A columnist of heart and mind

A columnist of heart and mind
Interviewing the animals at Children's Fairyland in Oakland. L-R: Bobo the sheep, Gideon the miniature donkey, me, Tumbleweed Tommy the miniature donkey, Juan the alpaca, Coco the pony

Monday, April 9, 2012

Shake, Rattle & Roll


Did you know that during the 1906 San Francisco earthquake– whose 106th anniversary we'll observe on Monday -  a five-foot-high tsunami wiped out the lumber wharves in west Berkeley?
Only one person – a man named B.J. Rose – was on the wharf at the time. The wave knocked him into the water, along with half a million feet of lumber. But somehow he miraculously survived.
Never heard of it? Neither did anyone else, including the U.S. Geological Survey. The tsunami was a one-inch story in the next day's Berkeley Gazette; but with everything that was happening, it was quickly forgotten.
But in 2005 a local historian named Richard Schwartz rediscovered the story and notified the USGS. They ran the numbers and decided the tsunami probably was caused by part of Yerba Buena Island falling into the Bay.
"Now here's the scary part," says Schwartz. "The Hayward Fault would cause a much bigger tsunami. Which means all of the flatlands are at risk, not just west Berkeley."
This is just one of the hundreds of great stories in Schwartz's book, "Earthquake Exodus, 1906: Berkeley Responds to the San Francisco Refugees."  You can't turn a page without stumbling over another fascinating factoid. For instance:
The ROTC cadets at Cal were mustered into service and ferried to San Francisco to prevent looting.

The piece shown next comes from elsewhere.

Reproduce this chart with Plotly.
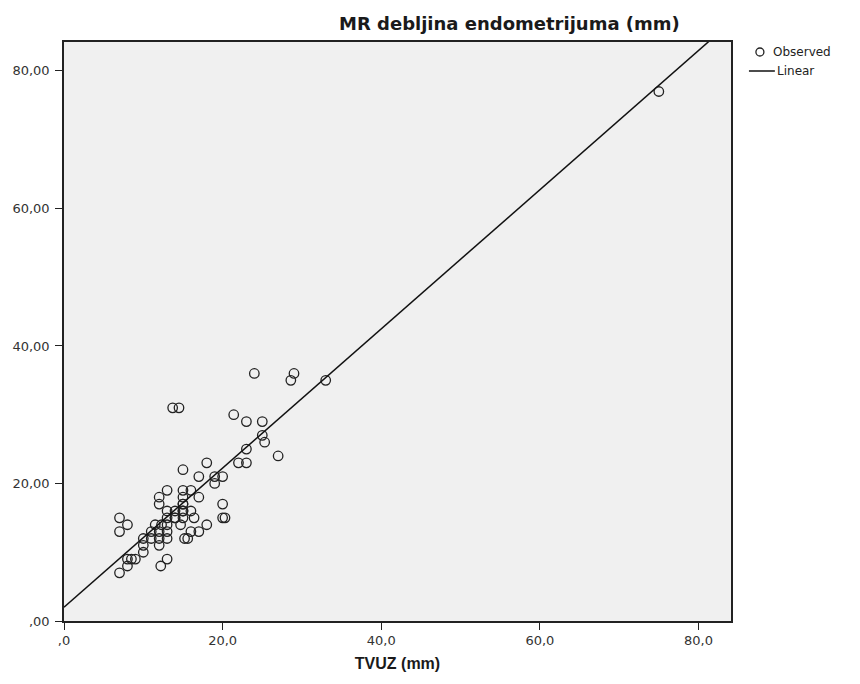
import plotly.graph_objects as go

tvuz = [24, 29, 28.6, 33, 13.7, 14.5, 21.4, 23, 25, 25, 25.3, 23, 27, 22, 23, 18,
        15, 17, 19, 20, 19, 13, 15, 16, 12, 15, 17, 12, 15, 20, 13, 14, 15, 16,
        7, 13, 14, 15, 16.4, 20, 20.3, 8, 11.5, 12.3, 13, 14.7, 18, 7, 11, 12, 13,
        16, 17, 10, 12, 13, 15.2, 15.6, 10, 12, 10, 8, 8.5, 9, 13, 8, 12.2, 7,
        14, 11, 15, 15, 75]
mr = [36, 36, 35, 35, 31, 31, 30, 29, 29, 27, 26, 25, 24, 23, 23, 23,
      22, 21, 21, 21, 20, 19, 19, 19, 18, 18, 18, 17, 17, 17, 16, 16, 16, 16,
      15, 15, 15, 15, 15, 15, 15, 14, 14, 14, 14, 14, 14, 13, 13, 13, 13,
      13, 13, 12, 12, 12, 12, 12, 11, 11, 10, 9, 9, 9, 9, 8, 8, 7,
      15, 12, 17, 16, 77]

# Linear fit line (coefficients)
fit_intercept = 2.0
fit_slope = 1.012
fit_x = [0, 84.1]

x_tickvals = [0, 20, 40, 60, 80]
x_ticktext = [",0", "20,0", "40,0", "60,0", "80,0"]
y_tickvals = [0, 20, 40, 60, 80]
y_ticktext = [",00", "20,00", "40,00", "60,00", "80,00"]

legend_labels = ["Observed", "Linear"]

fit_y = [fit_intercept + fit_slope * v for v in fit_x]

sans = "Liberation Sans, Arial, sans-serif"
wide = "DejaVu Sans, Verdana, sans-serif"
ink = "#1a1a1a"

fig = go.Figure()
fig.add_trace(go.Scatter(
    x=tvuz, y=mr, mode="markers", name=legend_labels[0], showlegend=False,
    marker=dict(symbol="circle-open", size=9.5, color="#222222", line=dict(width=1.3)),
    cliponaxis=False,
))
fig.add_trace(go.Scatter(
    x=fit_x, y=fit_y, mode="lines", name=legend_labels[1], showlegend=False,
    line=dict(color="#111111", width=1.5),
))

axis_common = dict(
    showline=True, linecolor="#222222", linewidth=1.5, mirror=True,
    ticks="outside", ticklen=7, tickcolor="#222222", tickwidth=1.3,
    showgrid=False, zeroline=False,
)

fig.update_layout(
    width=860, height=684,
    margin=dict(l=62, r=129, t=42, b=63),
    paper_bgcolor="white",
    plot_bgcolor="#F0F0F0",
    font=dict(family=sans, color=ink),
    xaxis=dict(range=[0, 84.1], tickvals=x_tickvals, ticktext=x_ticktext,
               tickfont=dict(family=wide, size=13, color="#333333"),
               title=dict(text="<b>TVUZ (mm)</b>", font=dict(size=16, family=sans, color=ink), standoff=10),
               **axis_common),
    yaxis=dict(range=[0, 84.2], tickvals=y_tickvals, ticktext=y_ticktext,
               tickfont=dict(family=wide, size=13, color="#333333"),
               ticklabelstandoff=3,
               **axis_common),
    showlegend=False,
)

# Title
fig.add_annotation(
    text="<b>MR debljina endometrijuma (mm)</b>", xref="paper", yref="paper",
    x=(682 - 62) / 669, xanchor="right", y=1.0, yanchor="bottom", yshift=6,
    showarrow=False, font=dict(size=18, family=wide, color=ink),
)

# Legend (drawn manually to match SPSS layout)
obs_y = (621 - 52) / 579
lin_y = (621 - 71) / 579
sym_x = (760 - 62) / 669
fig.add_shape(type="circle", xref="paper", yref="paper", xsizemode="pixel", ysizemode="pixel",
              xanchor=sym_x, yanchor=obs_y, x0=-4, x1=4, y0=-4, y1=4,
              line=dict(color="#222222", width=1.3))
fig.add_shape(type="line", xref="paper", yref="paper",
              x0=(749 - 62) / 669, x1=(775 - 62) / 669, y0=lin_y, y1=lin_y,
              line=dict(color="#111111", width=1.5))
fig.add_annotation(text=legend_labels[0], xref="paper", yref="paper", x=(771 - 62) / 669, y=obs_y,
                   xanchor="left", yanchor="middle", showarrow=False,
                   font=dict(size=12, family=wide, color="#222222"))
fig.add_annotation(text=legend_labels[1], xref="paper", yref="paper", x=(775 - 62) / 669, y=lin_y,
                   xanchor="left", yanchor="middle", showarrow=False,
                   font=dict(size=12, family=wide, color="#222222"))

fig.write_html("out.html")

"At first, they treated it like a joke," says Schwartz. "But all the laughing stopped when boxes of live ammunition were brought out on deck, and they realized they might be forced to shoot their fellow citizens."
Many French Americans from San Francisco found refuge in Berkeley's booming French Quarter on Fourth Street, which featured some of the finest French restaurants in the Bay Area.

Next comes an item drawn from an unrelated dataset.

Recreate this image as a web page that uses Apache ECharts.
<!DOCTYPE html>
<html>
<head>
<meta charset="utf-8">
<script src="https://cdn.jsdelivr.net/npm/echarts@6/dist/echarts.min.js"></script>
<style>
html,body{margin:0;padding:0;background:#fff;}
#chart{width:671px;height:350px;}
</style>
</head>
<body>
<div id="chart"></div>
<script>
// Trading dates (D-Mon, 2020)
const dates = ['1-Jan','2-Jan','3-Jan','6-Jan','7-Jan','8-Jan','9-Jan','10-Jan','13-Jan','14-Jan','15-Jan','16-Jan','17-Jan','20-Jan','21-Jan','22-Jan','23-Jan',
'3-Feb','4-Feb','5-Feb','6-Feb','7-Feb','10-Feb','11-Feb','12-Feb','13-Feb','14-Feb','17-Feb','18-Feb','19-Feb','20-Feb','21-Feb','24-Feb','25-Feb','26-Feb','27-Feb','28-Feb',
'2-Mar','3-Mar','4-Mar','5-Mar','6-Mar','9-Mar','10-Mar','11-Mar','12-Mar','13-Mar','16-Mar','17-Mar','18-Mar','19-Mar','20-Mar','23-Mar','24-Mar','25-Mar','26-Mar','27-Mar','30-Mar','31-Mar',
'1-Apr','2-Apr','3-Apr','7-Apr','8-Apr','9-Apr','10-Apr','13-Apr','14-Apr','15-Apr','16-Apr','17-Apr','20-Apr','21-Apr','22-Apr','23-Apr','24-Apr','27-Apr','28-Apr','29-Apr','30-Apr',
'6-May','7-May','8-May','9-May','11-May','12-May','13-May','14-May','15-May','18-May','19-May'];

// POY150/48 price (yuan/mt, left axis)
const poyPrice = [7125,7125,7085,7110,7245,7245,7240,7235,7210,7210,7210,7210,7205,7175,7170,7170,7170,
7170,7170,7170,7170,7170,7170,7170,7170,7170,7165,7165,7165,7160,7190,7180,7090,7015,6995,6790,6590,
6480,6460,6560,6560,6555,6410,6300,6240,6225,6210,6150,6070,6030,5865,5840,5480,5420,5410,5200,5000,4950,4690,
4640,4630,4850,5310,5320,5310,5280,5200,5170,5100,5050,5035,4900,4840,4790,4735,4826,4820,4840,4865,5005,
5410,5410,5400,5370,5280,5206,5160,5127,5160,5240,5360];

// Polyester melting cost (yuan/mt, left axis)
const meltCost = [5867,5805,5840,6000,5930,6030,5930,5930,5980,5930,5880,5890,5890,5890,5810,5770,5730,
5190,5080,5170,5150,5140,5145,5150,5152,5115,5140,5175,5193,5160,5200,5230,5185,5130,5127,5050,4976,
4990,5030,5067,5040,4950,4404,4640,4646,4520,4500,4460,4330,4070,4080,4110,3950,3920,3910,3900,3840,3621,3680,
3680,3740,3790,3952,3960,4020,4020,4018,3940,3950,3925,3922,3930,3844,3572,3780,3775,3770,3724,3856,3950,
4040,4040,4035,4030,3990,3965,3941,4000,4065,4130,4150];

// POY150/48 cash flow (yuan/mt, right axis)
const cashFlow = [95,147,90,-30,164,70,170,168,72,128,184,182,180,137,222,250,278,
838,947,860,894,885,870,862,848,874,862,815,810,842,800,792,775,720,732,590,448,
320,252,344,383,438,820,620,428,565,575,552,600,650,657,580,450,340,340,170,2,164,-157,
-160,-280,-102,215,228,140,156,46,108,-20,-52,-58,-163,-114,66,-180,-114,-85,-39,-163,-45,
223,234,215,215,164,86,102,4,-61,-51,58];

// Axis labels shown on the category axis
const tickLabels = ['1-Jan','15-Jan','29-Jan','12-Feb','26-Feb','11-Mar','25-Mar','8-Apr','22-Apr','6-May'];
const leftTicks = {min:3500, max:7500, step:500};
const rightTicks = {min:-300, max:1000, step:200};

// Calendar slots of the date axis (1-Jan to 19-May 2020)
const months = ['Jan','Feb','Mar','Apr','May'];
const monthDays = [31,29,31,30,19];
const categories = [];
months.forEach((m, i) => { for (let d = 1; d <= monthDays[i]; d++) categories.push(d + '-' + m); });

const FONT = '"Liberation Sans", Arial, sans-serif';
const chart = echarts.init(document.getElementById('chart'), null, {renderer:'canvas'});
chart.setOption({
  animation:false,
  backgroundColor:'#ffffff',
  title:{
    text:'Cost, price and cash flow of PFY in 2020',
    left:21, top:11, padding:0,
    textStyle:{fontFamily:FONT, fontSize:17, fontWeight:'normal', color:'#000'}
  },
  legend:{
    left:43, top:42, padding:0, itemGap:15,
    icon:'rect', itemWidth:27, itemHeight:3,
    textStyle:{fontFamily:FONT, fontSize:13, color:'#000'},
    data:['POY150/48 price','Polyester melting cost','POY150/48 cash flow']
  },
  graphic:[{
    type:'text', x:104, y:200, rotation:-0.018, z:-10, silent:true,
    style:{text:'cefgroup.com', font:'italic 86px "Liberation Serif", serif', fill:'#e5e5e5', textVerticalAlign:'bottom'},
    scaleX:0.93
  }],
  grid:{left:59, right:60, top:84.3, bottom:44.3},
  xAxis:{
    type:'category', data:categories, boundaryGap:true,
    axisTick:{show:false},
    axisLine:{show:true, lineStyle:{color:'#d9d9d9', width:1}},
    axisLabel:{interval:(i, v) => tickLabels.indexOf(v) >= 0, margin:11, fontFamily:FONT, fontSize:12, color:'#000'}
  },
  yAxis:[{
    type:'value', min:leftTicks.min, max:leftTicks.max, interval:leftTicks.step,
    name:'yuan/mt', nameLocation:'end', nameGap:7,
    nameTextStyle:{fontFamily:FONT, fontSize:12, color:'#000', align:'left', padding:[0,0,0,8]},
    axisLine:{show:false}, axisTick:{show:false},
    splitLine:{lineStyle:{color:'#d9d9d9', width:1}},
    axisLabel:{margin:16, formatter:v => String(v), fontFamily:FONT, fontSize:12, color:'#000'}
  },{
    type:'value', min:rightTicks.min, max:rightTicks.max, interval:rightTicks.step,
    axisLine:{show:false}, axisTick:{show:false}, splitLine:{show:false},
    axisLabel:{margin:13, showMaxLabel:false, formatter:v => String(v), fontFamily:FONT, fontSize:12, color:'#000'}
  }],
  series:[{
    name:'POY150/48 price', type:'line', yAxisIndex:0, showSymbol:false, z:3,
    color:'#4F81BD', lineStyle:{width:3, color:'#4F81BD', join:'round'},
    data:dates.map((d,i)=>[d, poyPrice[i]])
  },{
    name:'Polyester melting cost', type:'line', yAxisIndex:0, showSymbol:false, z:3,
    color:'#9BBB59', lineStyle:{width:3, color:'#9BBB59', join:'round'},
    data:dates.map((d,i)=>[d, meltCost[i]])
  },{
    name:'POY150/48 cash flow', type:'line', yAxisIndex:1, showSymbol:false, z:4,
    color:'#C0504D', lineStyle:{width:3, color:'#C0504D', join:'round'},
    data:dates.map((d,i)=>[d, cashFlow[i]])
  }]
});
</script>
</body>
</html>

"But the next year, the city passed an ordinance banning the consumption of alcohol, and that put an end to Berkeley's French Quarter," Schwartz says. "The restaurant owners closed their establishments rather than compromise their culture."
And, of course, there's the Italian American fishing boat captain who was ferrying frightened refugees from North Beach to Berkeley.

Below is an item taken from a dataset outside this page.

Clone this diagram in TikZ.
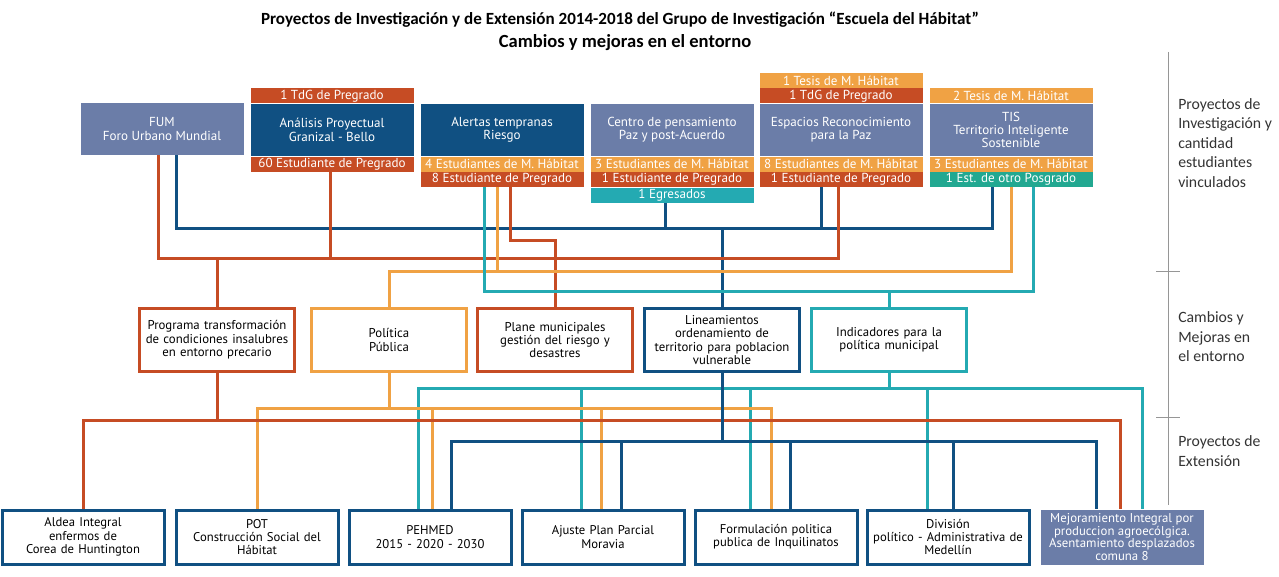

"As they were crossing the Bay he noticed a young woman who looked really scared. He put his hand on her shoulder and said, 'It's going to be OK.' They fell in love, got married, and had a son. That son's name was Joseph L. Alioto, the future mayor of San Francisco."
Schwartz himself is as interesting as the stories he tells. He's not a professional historian; he's a building contractor.
One day in 1996 he happened to be visiting the Berkeley Historical Society when he spotted a two-foot stack of old Berkeley Gazettes from 1900 to 1909 that they were about to throw out.
"Hey, I'll take them," he said. The newspapers became the basis of his first book, "Berkeley 1900: Daily Life at the Turn of the Century," published in 2000. That was followed by "Earthquake Exodus" in 2005 and "Eccentrics, Heroes and Cuttthroats of Old Berkeley" in 2007.
Not being an academic historian, he didn't know that you're supposed to leave out all the interesting stuff and put in only the boring parts. So he did the opposite.